Mas… perceba o padrão de repetição de fórmulas e estratégias, sem oferecer qualquer fator de inovação ou revolução narrativa.

Aqui, não cabe falar da insistência do humor de Ryan Reynolds, pois sem essa marca registrada não teríamos sequer Deadpool para comentar.

Mas vale o registro que Reynolds foi bem inteligente ao entregar esse humor para todas as participações especiais do filme, que são efetivas e influenciam no enredo da história.

São elevados toques de humor negro que fica no nível dos filmes do Mel Brooks. E esse pode ser o grande ponto de evolução de “Deadpool & Wolverine” em relação aos filmes anteriores do personagem.

O único grande problema é que “Deadpool & Wolverine” entrega várias piadas que só serão entendidas por aqueles que compreendem todos os paranauês da indústria do cinema.

Quem acompanhou como foi todo o processo de compra da Fox pela Disney (que resultou no fim da 20th Century Fox) vai se sentir contemplado com o humor apresentado.

Para os demais meros mortais e paraquedistas, muitas piadas vão passar batido, de forma inevitável. Mas este é o preço da aposta de Reynolds em promover a quebra da quarta parede a ponto de fazer humor com a realidade inserida na ficção.

 

Um novo ponto de partida? Ou uma exceção em um sistema conservador?

Essas são as duas perguntas mais importantes que “Deadpool & Wolverine” deixa para todo mundo, e que só serão respondidas com o passar do tempo.

A discussão sobre a reinvenção dos cinemas de heróis ou sua evolução inconstante vai continuar. E o filme só vai turbinar ainda mais o debate.

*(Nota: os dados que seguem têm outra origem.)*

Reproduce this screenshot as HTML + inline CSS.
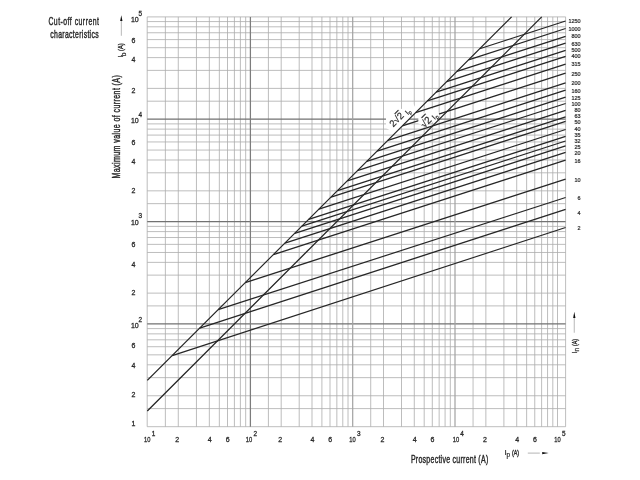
<!DOCTYPE html><html><head><meta charset="utf-8"><style>html,body{margin:0;padding:0;background:#fff;}svg{display:block;}text{font-family:"Liberation Sans",sans-serif;fill:#2a2a2a;}.b{stroke:#2a2a2a;stroke-width:0.32px;}</style></head><body><svg width="640" height="480" viewBox="0 0 640 480"><defs><filter id="bl" x="0" y="0" width="640" height="480" filterUnits="userSpaceOnUse"><feGaussianBlur stdDeviation="0.15"/></filter></defs><rect width="640" height="480" fill="#fff"/><g filter="url(#bl)"><path d="M147.20 16.9V426.7M165.37 16.9V426.7M178.27 16.9V426.7M196.44 16.9V426.7M209.33 16.9V426.7M219.33 16.9V426.7M227.51 16.9V426.7M234.41 16.9V426.7M240.40 16.9V426.7M245.68 16.9V426.7M268.41 16.9V426.7M281.20 16.9V426.7M299.21 16.9V426.7M311.99 16.9V426.7M321.90 16.9V426.7M330.00 16.9V426.7M336.85 16.9V426.7M342.79 16.9V426.7M348.02 16.9V426.7M370.71 16.9V426.7M383.50 16.9V426.7M401.51 16.9V426.7M414.29 16.9V426.7M424.20 16.9V426.7M432.30 16.9V426.7M439.15 16.9V426.7M445.09 16.9V426.7M450.32 16.9V426.7M473.05 16.9V426.7M485.86 16.9V426.7M503.90 16.9V426.7M516.71 16.9V426.7M526.64 16.9V426.7M534.76 16.9V426.7M541.62 16.9V426.7M547.57 16.9V426.7M552.81 16.9V426.7M557.50 16.9V426.7M565.60 16.9V426.7M147.2 426.70H565.6M147.2 408.60H565.6M147.2 395.75H565.6M147.2 377.65H565.6M147.2 364.81H565.6M147.2 354.85H565.6M147.2 346.71H565.6M147.2 339.82H565.6M147.2 333.86H565.6M147.2 328.60H565.6M147.2 305.90H565.6M147.2 293.13H565.6M147.2 275.14H565.6M147.2 262.37H565.6M147.2 252.47H565.6M147.2 244.37H565.6M147.2 237.53H565.6M147.2 231.60H565.6M147.2 226.38H565.6M147.2 203.65H565.6M147.2 190.84H565.6M147.2 172.80H565.6M147.2 159.99H565.6M147.2 150.06H565.6M147.2 141.94H565.6M147.2 135.08H565.6M147.2 129.13H565.6M147.2 123.89H565.6M147.2 101.19H565.6M147.2 88.40H565.6M147.2 70.39H565.6M147.2 57.61H565.6M147.2 47.70H565.6M147.2 39.60H565.6M147.2 32.75H565.6M147.2 26.81H565.6M147.2 21.58H565.6M147.2 16.90H565.6" stroke="#acacac" stroke-width="0.8" fill="none"/><path d="M147.2 323.90H565.6M147.2 221.70H565.6M147.2 119.20H565.6" stroke="#727272" stroke-width="1.25" fill="none"/><path d="M250.40 16.9V426.7" stroke="#7c7c7c" stroke-width="1.25" fill="none"/><path d="M352.70 16.9V426.7M455.00 16.9V426.7" stroke="#a2a2a2" stroke-width="1.2" fill="none"/><path d="M479.68 48.75L565.6 21.0M468.56 59.84L565.6 28.5M457.00 71.38L565.6 36.3M446.78 81.58L565.6 43.2M436.11 92.23L565.6 50.4M427.37 100.95L565.6 56.3M415.66 112.63L565.6 64.2M402.32 125.94L565.6 73.2M387.95 140.28L565.6 82.9M377.13 151.08L565.6 90.2M366.75 161.43L565.6 97.2M357.42 170.74L565.6 103.5M347.34 180.80L565.6 110.3M337.56 190.56L565.6 116.9M331.04 197.06L565.6 121.3M318.89 209.19L565.6 129.5M308.66 219.39L565.6 136.4M301.85 226.19L565.6 141.0M294.73 233.29L565.6 145.8M284.95 243.05L565.6 152.4M273.39 254.58L565.6 160.2M245.24 282.68L565.6 179.2M218.12 309.74L565.6 197.5M199.67 328.14L565.6 209.4M172.20 355.55L565.6 227.5" stroke="#262626" stroke-width="1.3" fill="none"/><g fill="#fff"><polygon points="386,114 401.3,109 413.4,104 417.3,110.9 395,133.2 386,128"/><polygon points="418.3,123.5 418.3,117.5 424.6,112.3 434,108.5 438.5,112.5 439.5,115.5 436.5,120.5 424.6,125.2"/></g><path d="M147.3 380.4L511.6 16.9M147.3 411.0L541.7 16.9" stroke="#262626" stroke-width="1.3" fill="none"/><g font-size="9.5" class="b" style="stroke-width:0.2px"><text transform="translate(393.3 127.4) rotate(-45)">2√<tspan text-decoration="overline">2</tspan><tspan font-size="7.4" dx="3.2" dy="1.8">I</tspan><tspan font-size="5.2" dy="1.2">p</tspan></text><text transform="translate(424.4 128.4) rotate(-45)" font-size="10">√<tspan text-decoration="overline">2</tspan><tspan font-size="7.4" dx="2.3" dy="1.4">I</tspan><tspan font-size="5.2" dy="1.2">p</tspan></text></g><g font-size="6.2" text-anchor="end" class="b" style="stroke-width:0.22px"><text x="580.6" y="23.15" textLength="12.20" lengthAdjust="spacingAndGlyphs">1250</text><text x="580.6" y="30.95" textLength="12.20" lengthAdjust="spacingAndGlyphs">1000</text><text x="580.6" y="38.45" textLength="9.15" lengthAdjust="spacingAndGlyphs">800</text><text x="580.6" y="46.05" textLength="9.15" lengthAdjust="spacingAndGlyphs">630</text><text x="580.6" y="51.65" textLength="9.15" lengthAdjust="spacingAndGlyphs">500</text><text x="580.6" y="57.75" textLength="9.15" lengthAdjust="spacingAndGlyphs">400</text><text x="580.6" y="66.45" textLength="9.15" lengthAdjust="spacingAndGlyphs">315</text><text x="580.6" y="75.65" textLength="9.15" lengthAdjust="spacingAndGlyphs">250</text><text x="580.6" y="84.85" textLength="9.15" lengthAdjust="spacingAndGlyphs">200</text><text x="580.6" y="92.85" textLength="9.15" lengthAdjust="spacingAndGlyphs">160</text><text x="580.6" y="99.85" textLength="9.15" lengthAdjust="spacingAndGlyphs">125</text><text x="580.6" y="106.05" textLength="9.15" lengthAdjust="spacingAndGlyphs">100</text><text x="580.6" y="112.15" textLength="6.10" lengthAdjust="spacingAndGlyphs">80</text><text x="580.6" y="117.75" textLength="6.10" lengthAdjust="spacingAndGlyphs">63</text><text x="580.6" y="124.35" textLength="6.10" lengthAdjust="spacingAndGlyphs">50</text><text x="580.6" y="130.65" textLength="6.10" lengthAdjust="spacingAndGlyphs">40</text><text x="580.6" y="136.85" textLength="6.10" lengthAdjust="spacingAndGlyphs">35</text><text x="580.6" y="143.05" textLength="6.10" lengthAdjust="spacingAndGlyphs">32</text><text x="580.6" y="149.15" textLength="6.10" lengthAdjust="spacingAndGlyphs">25</text><text x="580.6" y="155.35" textLength="6.10" lengthAdjust="spacingAndGlyphs">20</text><text x="580.6" y="162.65" textLength="6.10" lengthAdjust="spacingAndGlyphs">16</text><text x="580.6" y="182.05" textLength="6.10" lengthAdjust="spacingAndGlyphs">10</text><text x="580.6" y="200.25" textLength="3.05" lengthAdjust="spacingAndGlyphs">6</text><text x="580.6" y="214.55" textLength="3.05" lengthAdjust="spacingAndGlyphs">4</text><text x="580.6" y="230.35" textLength="3.05" lengthAdjust="spacingAndGlyphs">2</text></g><g font-size="7" class="b" style="stroke-width:0.28px"><text x="135.3" y="425.80" text-anchor="end">1</text><text x="135.3" y="397.40" text-anchor="end">2</text><text x="135.3" y="367.70" text-anchor="end">4</text><text x="135.3" y="348.40" text-anchor="end">6</text><text x="138.7" y="328.00" text-anchor="end">10</text><text font-size="6.4" x="138.6" y="321.90">2</text><text x="135.3" y="295.10" text-anchor="end">2</text><text x="135.3" y="266.60" text-anchor="end">4</text><text x="135.3" y="247.40" text-anchor="end">6</text><text x="138.7" y="224.50" text-anchor="end">10</text><text font-size="6.4" x="138.6" y="218.40">3</text><text x="135.3" y="193.40" text-anchor="end">2</text><text x="135.3" y="163.70" text-anchor="end">4</text><text x="135.3" y="144.80" text-anchor="end">6</text><text x="138.7" y="122.60" text-anchor="end">10</text><text font-size="6.4" x="138.6" y="116.50">4</text><text x="135.3" y="93.40" text-anchor="end">2</text><text x="135.3" y="61.90" text-anchor="end">4</text><text x="135.3" y="42.80" text-anchor="end">6</text><text x="138.7" y="21.60" text-anchor="end">10</text><text font-size="6.4" x="138.6" y="15.50">5</text></g><g font-size="7" text-anchor="middle" class="b" style="stroke-width:0.28px"><text x="147.25" y="441.7" textLength="6.4" lengthAdjust="spacingAndGlyphs">10</text><text font-size="6.4" x="153.45" y="435.9">1</text><text x="177.27" y="441.7">2</text><text x="209.73" y="441.7">4</text><text x="227.61" y="441.7">6</text><text x="249.00" y="441.7" textLength="6.4" lengthAdjust="spacingAndGlyphs">10</text><text font-size="6.4" x="255.20" y="435.9">2</text><text x="280.20" y="441.7">2</text><text x="312.39" y="441.7">4</text><text x="330.10" y="441.7">6</text><text x="352.50" y="441.7" textLength="6.4" lengthAdjust="spacingAndGlyphs">10</text><text font-size="6.4" x="358.70" y="435.9">3</text><text x="382.50" y="441.7">2</text><text x="414.69" y="441.7">4</text><text x="432.40" y="441.7">6</text><text x="455.90" y="441.7" textLength="6.4" lengthAdjust="spacingAndGlyphs">10</text><text font-size="6.4" x="462.10" y="435.9">4</text><text x="484.86" y="441.7">2</text><text x="517.11" y="441.7">4</text><text x="534.86" y="441.7">6</text><text x="557.50" y="441.7" textLength="6.4" lengthAdjust="spacingAndGlyphs">10</text><text font-size="6.4" x="563.70" y="435.9">5</text></g><g><text class="b" style="stroke-width:0.42px" font-size="10.4" letter-spacing="0.740" transform="translate(48.40 25.00) scale(0.66 1)" x="-0.00" y="0">Cut-off current</text><text class="b" style="stroke-width:0.42px" font-size="10.4" letter-spacing="0.491" transform="translate(50.30 38.10) scale(0.66 1)" x="-0.00" y="0">characteristics</text></g><text class="b" style="stroke-width:0.42px" font-size="10.4" letter-spacing="0.586" transform="translate(119.8 178.5) rotate(-90) scale(0.68 1)" x="-0.00" y="0">Maximum value of current (A)</text><text class="b" style="stroke-width:0.42px" font-size="10.3" letter-spacing="0.387" transform="translate(410.90 463.40) scale(0.68 1)" x="-0.00" y="0">Prospective current (A)</text><g class="b" style="stroke-width:0.2px" transform="translate(123.2 57.6) rotate(-90)"><text font-size="8" x="0" y="0">I</text><text font-size="6.6" x="1.3" y="3.0">b</text><text style="stroke-width:0.4px" font-size="8" transform="translate(6.6 0) scale(0.712 1)" x="-0.00" y="0">(A)</text></g><g class="b" style="stroke-width:0.2px" transform="translate(504.4 455.0)"><text font-size="8" x="0" y="0">I</text><text font-size="6.6" x="2.2" y="2.2">p</text><text style="stroke-width:0.4px" font-size="8" transform="translate(7.6 0) scale(0.665 1)" x="-0.00" y="0">(A)</text></g><g class="b" style="stroke-width:0.2px" transform="translate(577.0 353.4) rotate(-90)"><text font-size="8" x="0" y="0">I</text><text font-size="6.6" x="2.0" y="2.2">n</text><text style="stroke-width:0.4px" font-size="8" transform="translate(7.4 0) scale(0.655 1)" x="-0.00" y="0">(A)</text></g><path d="M121.4 20.5V35.8M527.8 453.1H539.8M574.3 318V332.7" stroke="#c4c4c4" stroke-width="1.2"/><path d="M121.3 15.2l-1.15 5.8h2.3zM548.6 453.1l-6.4 -1.1v2.2zM574.3 311.8l-1.15 6.3h2.3z" fill="#111"/></g></svg></body></html>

Hoje, entendo que tudo o que vimos em “Logan” seria o próximo passo nos filmes de super-heróis, considerando que “Batman: O Cavaleiro das Trevas” foi o ponto de inflexão para que a Marvel arriscasse tudo em “Homem de Ferro” para roubar a fatia do bolo criativo nos cinemas.

Mas (infelizmente) a Disney nunca teve a coragem de permitir que a Marvel Studios avançasse para um caminho mais ousado, uma vez que suas políticas de marketing e publicidade buscam o conservadorismo ao extremo.

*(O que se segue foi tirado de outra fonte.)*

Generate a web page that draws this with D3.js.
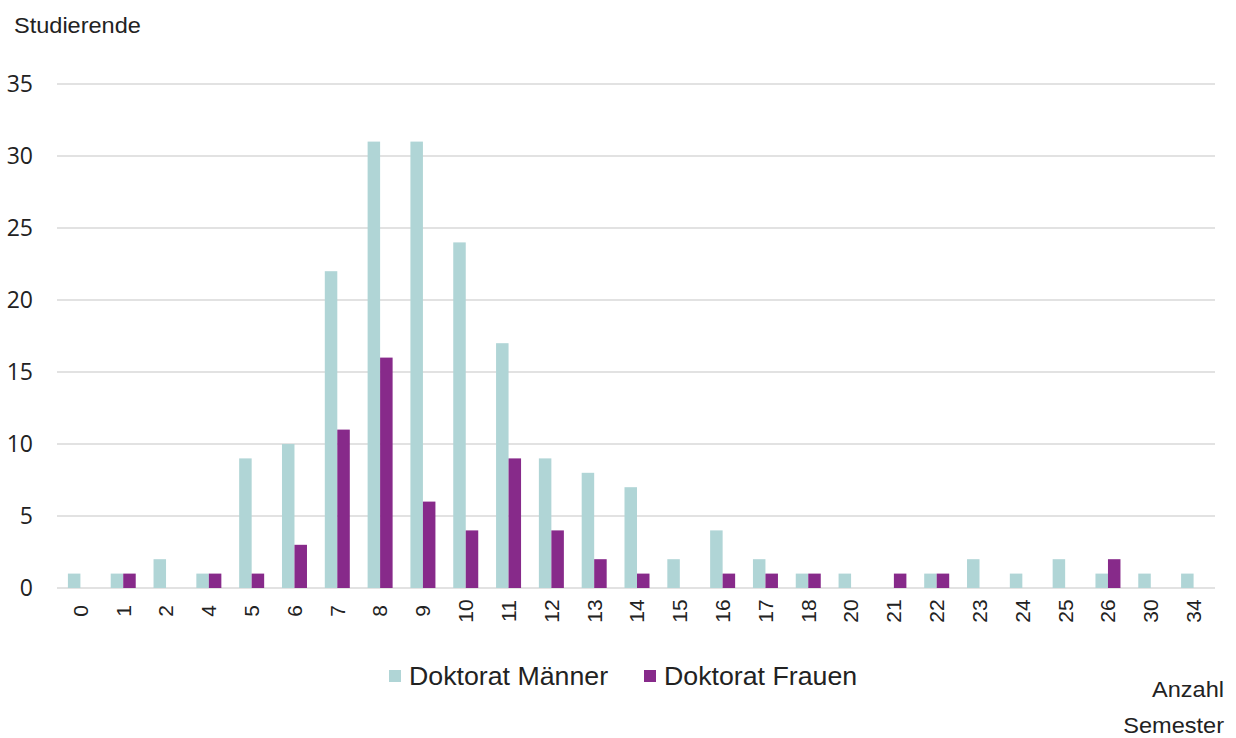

Os números acachapantes de “Deadpool & Wolverine” nas bilheterias podem resultar em uma imobilidade industrial da Marvel como um todo.

Ou o caminho é replicar a fórmula do absurdo narrativo ao extremo, ou essa experiência será encarada como “única” para apenas turbinar os filmes no padrão anterior.

Um padrão envelhecido, que a grande maioria da audiência da Marvel não consegue mais se conectar.

Em termos práticos: os diretores de “Capitão América: Admirável Mundo Novo” e “Thunderbolts” estão ferrados, pois a missão de contar histórias empolgantes nos cinemas ficou cada vez mais complicada.

E não só porque “Deadpool & Wolverine” existe.

Mas também pela apelação de Kevin Feige e da Disney, que jogaram um caminhão de dinheiro na cara dos irmãos Russo e de Robert Downey Jr. para salvar a Marvel Studios.

Ryan Reynolds e Deadpool bagunçaram bastante as coisas na Marvel, criando um multiverso de possibilidades no mundo real com futuro totalmente imprevisível.